SET EXERCISE: For the listing below, give the number of lines in which "that" occurs. Add nothing.

Entries with chart source code
>> Start

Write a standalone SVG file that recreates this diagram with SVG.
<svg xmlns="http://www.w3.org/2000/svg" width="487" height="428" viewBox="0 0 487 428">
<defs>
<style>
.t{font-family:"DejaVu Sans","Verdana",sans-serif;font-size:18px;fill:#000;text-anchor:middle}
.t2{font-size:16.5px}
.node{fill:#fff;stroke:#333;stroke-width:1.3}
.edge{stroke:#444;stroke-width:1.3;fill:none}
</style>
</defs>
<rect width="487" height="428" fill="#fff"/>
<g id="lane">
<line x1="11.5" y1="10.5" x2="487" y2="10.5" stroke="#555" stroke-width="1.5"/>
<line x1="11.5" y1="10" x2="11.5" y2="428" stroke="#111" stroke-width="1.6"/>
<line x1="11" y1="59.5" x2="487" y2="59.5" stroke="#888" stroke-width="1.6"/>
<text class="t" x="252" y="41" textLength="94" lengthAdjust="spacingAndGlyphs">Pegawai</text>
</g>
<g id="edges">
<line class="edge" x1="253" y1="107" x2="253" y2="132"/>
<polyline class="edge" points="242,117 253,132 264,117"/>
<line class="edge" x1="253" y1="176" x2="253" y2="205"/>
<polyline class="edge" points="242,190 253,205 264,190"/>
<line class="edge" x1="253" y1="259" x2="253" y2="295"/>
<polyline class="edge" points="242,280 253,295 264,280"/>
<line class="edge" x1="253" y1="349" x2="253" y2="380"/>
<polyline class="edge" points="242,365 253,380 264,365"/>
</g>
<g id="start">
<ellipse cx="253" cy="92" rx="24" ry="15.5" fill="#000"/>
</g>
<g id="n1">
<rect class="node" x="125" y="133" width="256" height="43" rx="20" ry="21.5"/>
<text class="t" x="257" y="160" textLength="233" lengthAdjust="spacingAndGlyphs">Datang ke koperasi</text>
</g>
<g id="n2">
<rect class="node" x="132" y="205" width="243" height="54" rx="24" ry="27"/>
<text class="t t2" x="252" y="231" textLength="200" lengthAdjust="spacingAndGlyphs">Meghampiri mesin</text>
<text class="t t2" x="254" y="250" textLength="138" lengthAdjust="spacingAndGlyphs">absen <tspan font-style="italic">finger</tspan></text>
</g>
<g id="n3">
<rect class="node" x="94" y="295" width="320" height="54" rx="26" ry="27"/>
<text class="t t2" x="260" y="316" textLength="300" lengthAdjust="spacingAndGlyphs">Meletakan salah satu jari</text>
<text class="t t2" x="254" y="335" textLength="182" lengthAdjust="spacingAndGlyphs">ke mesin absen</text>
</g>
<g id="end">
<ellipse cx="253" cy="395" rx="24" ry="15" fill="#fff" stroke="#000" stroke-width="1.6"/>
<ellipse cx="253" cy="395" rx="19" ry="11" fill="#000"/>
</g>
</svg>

>> End
>> Start

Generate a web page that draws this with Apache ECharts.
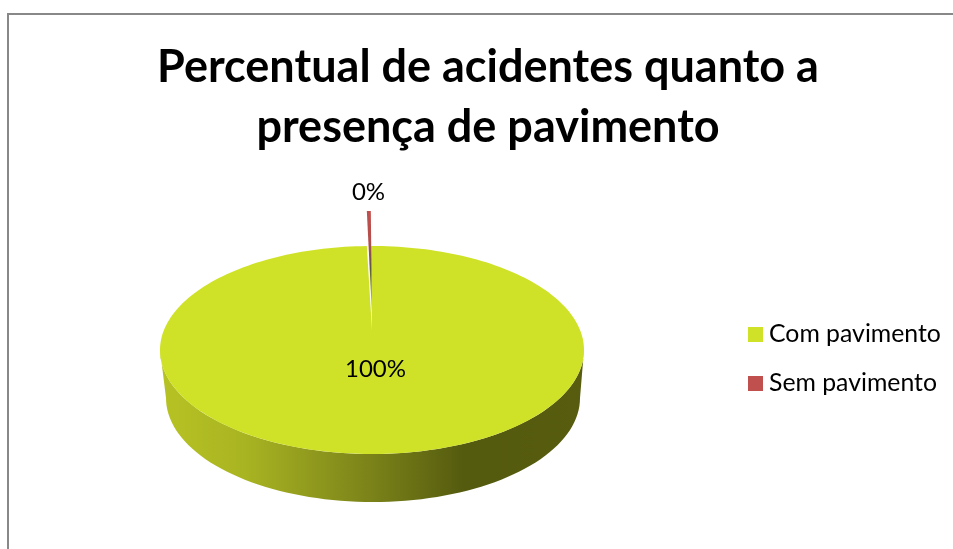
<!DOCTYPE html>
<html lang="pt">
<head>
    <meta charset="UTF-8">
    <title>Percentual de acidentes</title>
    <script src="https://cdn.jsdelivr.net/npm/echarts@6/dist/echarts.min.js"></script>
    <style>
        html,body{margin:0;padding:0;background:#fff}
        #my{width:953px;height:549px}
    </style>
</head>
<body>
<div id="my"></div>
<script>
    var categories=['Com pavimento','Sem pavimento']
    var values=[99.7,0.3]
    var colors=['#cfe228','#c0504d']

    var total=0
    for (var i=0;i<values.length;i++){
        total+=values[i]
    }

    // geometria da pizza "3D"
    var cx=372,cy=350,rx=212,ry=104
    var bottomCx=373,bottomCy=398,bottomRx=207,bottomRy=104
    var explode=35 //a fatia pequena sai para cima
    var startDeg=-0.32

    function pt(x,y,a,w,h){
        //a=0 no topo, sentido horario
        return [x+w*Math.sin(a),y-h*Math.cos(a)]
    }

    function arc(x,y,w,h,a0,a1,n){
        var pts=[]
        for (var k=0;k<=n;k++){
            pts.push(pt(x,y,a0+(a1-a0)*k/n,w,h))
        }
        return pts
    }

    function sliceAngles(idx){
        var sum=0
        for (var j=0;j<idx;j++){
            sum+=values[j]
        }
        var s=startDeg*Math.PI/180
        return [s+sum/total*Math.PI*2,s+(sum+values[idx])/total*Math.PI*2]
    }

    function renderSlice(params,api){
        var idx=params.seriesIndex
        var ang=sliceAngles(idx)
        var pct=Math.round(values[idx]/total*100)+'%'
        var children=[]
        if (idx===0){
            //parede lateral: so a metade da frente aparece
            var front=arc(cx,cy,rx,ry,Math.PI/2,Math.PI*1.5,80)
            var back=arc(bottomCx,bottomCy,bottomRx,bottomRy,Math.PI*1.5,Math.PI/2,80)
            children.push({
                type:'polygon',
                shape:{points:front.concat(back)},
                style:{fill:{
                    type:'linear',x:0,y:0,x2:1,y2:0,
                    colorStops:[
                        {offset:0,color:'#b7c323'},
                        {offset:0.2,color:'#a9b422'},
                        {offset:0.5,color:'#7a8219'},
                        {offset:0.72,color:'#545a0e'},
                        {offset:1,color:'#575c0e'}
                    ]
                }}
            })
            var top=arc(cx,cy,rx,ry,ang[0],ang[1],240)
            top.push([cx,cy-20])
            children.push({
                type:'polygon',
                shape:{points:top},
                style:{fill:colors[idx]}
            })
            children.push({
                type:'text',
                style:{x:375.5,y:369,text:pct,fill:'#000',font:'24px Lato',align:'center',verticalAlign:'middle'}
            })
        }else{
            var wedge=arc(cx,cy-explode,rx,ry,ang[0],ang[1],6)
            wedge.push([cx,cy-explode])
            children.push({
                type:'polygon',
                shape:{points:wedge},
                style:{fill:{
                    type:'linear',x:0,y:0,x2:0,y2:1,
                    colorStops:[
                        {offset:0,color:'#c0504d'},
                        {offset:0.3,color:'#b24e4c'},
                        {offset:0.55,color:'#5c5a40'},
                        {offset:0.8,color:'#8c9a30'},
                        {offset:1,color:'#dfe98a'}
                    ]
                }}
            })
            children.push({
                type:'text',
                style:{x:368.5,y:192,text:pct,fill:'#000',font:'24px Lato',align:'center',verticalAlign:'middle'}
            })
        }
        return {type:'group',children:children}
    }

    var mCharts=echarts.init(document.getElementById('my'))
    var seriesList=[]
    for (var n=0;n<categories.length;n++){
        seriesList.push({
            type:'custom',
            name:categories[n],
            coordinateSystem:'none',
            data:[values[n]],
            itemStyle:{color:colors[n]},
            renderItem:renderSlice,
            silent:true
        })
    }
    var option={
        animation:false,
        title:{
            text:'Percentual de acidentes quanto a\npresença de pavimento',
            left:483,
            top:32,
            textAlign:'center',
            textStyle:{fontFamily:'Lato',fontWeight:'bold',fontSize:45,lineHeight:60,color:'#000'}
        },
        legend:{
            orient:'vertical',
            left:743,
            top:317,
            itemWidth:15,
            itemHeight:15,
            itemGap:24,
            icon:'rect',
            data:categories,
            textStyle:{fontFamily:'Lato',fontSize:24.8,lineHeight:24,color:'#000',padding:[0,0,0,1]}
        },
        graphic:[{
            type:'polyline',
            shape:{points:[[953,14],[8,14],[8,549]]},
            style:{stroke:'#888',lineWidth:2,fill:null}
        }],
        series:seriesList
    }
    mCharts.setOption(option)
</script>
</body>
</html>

>> End
>> Start

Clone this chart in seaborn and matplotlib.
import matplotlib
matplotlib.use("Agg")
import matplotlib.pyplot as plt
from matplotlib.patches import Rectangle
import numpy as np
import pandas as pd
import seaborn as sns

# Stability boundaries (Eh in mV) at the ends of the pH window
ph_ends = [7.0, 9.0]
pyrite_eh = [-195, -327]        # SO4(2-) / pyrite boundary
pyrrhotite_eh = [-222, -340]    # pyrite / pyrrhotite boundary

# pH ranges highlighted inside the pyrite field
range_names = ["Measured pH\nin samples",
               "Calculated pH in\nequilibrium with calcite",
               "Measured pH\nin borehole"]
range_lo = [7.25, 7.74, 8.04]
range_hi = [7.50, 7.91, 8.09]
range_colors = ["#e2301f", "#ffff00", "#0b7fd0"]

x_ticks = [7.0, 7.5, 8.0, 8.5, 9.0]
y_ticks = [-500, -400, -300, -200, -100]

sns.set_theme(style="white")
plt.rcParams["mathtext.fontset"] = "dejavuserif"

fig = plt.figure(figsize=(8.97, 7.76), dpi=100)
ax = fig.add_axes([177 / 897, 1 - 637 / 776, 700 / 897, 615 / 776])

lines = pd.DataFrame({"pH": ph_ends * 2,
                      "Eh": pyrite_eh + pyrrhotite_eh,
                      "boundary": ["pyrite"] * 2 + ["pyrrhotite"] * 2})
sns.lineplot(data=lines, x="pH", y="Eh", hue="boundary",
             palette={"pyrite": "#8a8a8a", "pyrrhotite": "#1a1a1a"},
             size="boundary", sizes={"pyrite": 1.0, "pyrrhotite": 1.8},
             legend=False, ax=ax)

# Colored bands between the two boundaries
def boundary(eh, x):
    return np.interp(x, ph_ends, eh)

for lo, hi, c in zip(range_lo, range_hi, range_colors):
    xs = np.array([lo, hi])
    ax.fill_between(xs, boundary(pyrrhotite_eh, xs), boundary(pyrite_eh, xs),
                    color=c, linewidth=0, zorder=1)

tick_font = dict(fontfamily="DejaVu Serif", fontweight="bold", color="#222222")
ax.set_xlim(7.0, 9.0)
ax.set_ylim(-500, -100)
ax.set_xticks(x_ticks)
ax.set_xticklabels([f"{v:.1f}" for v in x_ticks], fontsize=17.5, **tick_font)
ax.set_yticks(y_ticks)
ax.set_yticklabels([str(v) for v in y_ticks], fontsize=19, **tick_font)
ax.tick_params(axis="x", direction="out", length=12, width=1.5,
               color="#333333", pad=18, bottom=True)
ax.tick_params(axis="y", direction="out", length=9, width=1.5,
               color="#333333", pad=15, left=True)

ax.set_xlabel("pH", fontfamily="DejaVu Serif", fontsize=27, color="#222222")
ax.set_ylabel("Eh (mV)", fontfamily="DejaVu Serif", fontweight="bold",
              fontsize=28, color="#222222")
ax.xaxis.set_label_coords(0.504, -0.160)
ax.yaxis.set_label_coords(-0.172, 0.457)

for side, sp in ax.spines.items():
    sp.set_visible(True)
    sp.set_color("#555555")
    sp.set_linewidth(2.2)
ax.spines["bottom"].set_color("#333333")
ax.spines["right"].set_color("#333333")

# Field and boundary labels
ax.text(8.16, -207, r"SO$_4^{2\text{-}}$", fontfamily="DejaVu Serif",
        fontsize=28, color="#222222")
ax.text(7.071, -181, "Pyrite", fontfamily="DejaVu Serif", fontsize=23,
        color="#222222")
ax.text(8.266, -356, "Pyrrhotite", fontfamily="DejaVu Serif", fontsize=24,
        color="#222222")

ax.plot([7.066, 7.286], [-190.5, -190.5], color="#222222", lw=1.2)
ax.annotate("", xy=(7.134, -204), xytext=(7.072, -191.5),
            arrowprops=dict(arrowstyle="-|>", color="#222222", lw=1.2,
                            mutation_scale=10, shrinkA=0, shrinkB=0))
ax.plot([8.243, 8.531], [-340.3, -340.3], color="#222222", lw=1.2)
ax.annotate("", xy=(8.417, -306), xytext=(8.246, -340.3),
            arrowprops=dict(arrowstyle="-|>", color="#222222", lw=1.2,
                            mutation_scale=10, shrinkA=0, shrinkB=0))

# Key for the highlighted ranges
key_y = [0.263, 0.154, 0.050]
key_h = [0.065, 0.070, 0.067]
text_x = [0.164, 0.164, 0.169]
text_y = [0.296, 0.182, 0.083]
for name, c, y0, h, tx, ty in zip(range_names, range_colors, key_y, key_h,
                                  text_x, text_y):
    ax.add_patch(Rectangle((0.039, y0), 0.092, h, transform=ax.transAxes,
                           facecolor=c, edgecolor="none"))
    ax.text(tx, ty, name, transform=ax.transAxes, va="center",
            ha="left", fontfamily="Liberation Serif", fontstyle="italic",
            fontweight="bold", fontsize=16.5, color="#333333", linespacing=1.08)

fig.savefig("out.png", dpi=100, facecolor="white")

>> End

THE RESULT: 2